The more resources being spent on mining a proof-of-work chain, the less it's susceptible to various mining attacks, most prominently 51% attacks. The financial resources deployed, or the overall mining revenue, are often referred to as security spend, which is solely determined by the incentives provided as block rewards. This reward is composed both of transactions fees, and of the block subsidy, i.e. newly generated coins.

Block Subsidy

Grin introduces a constant block subsidy in order to remain sufficiently secure over the coming years and decades. Block reward is then guaranteed, regardless of how full the blocks are, or how much users are willing to pay in fees for faster confirmation.

Furthermore, this type of emission removes a lot of uncertainty, and avoids the shortcomings of the standard rapidly decreasing emission which has yet to be proven stable and effective on a longer time horizon.

Fees

Most blockchains are designed to generate and distribute most of the currency supply early on, to directly benefit a few, and then increasingly rely on transaction fees to incentivize mining.

One apparent issue with this approach is that the overall security spend is likely to decrease as time passes, making the chain fundamentally less secure in the face of mining attacks, whether by selfish attackers or state actors. This results in a "tragedy of the commons", as individual users strive to pay a minimum amount of fees, while also depending on the security that their fees are paying for.1

Even then, the stability of a chain sustaining itself through high transaction fees is questionable.2 It becomes potentially prone to a new set of mining attacks, all of which could be avoided given similar mining revenues earned through a block subsidy.

Distribution

How the coin gets distributed carries significant importance. Grin was not created to quickly enrich a few early users, but to provide digital cash to all.

Fair

The constant issuance establishes a fair coin distribution3, where equal opportunity is given to everyone, in any point in time. New users should not feel discouraged or disadvantaged when adopting a new form money.

In contrast, distributing a very large portion of the coins early, mostly benefits the first users but presents an unwelcoming narrative to new ones, as it assigns them a substantially smaller portion of the network's value. This in turn affects the currency's long-standing story of distribution.4

Wide

As it stands today, the ownership of bitcoin is very centralized and will likely remain so. The situation is far worse in most other cryptocurrencies.
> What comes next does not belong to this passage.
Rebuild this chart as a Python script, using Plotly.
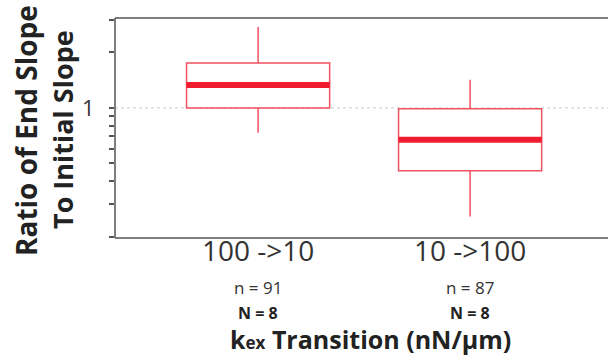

Such concentration may give birth to a narrow group of individuals and organizations who may have an exorbitant amount of control over the market price. More importantly, they have the power to influence the project and its ecosystem more than any others, since early, disproportioned hoarding carries a good deal of centralization pressure.

A constant emission aims to support grin's intent of being at the hands of many people and being used to transact freely, as a privacy-preserving medium of exchange.

More

Additional properties of constant emission that are worthy to consider:

  • One of the pitfalls of monetary inflation in fiat currencies is governments can inflate the monetary supply on a whim. This has been used to disastrous effect throughout history. A consensus-based currency solves this issue by making the emission policy well known ahead of time, and makes it difficult if not impossible to change. Removing central authorities with arbitrary control is much more what makes bitcoin important than the arbitrary amount of its capped supply. By this definition, grin is just as much "sound money".
  • 1 grin/s is very intuitive to understand.5 A clear emission rule is more likely to be enforced by community consensus, unlike a blurred, complex model.
  • When ownership is more evenly distributed, it likely means that more participants are holding a sizable portion of the network, and thus more users are meaningfully incentivized to advance its growth & improve it.
  • Early users do not profit exponentially due to a decreasing supply, but purely through increasing demand for the coin.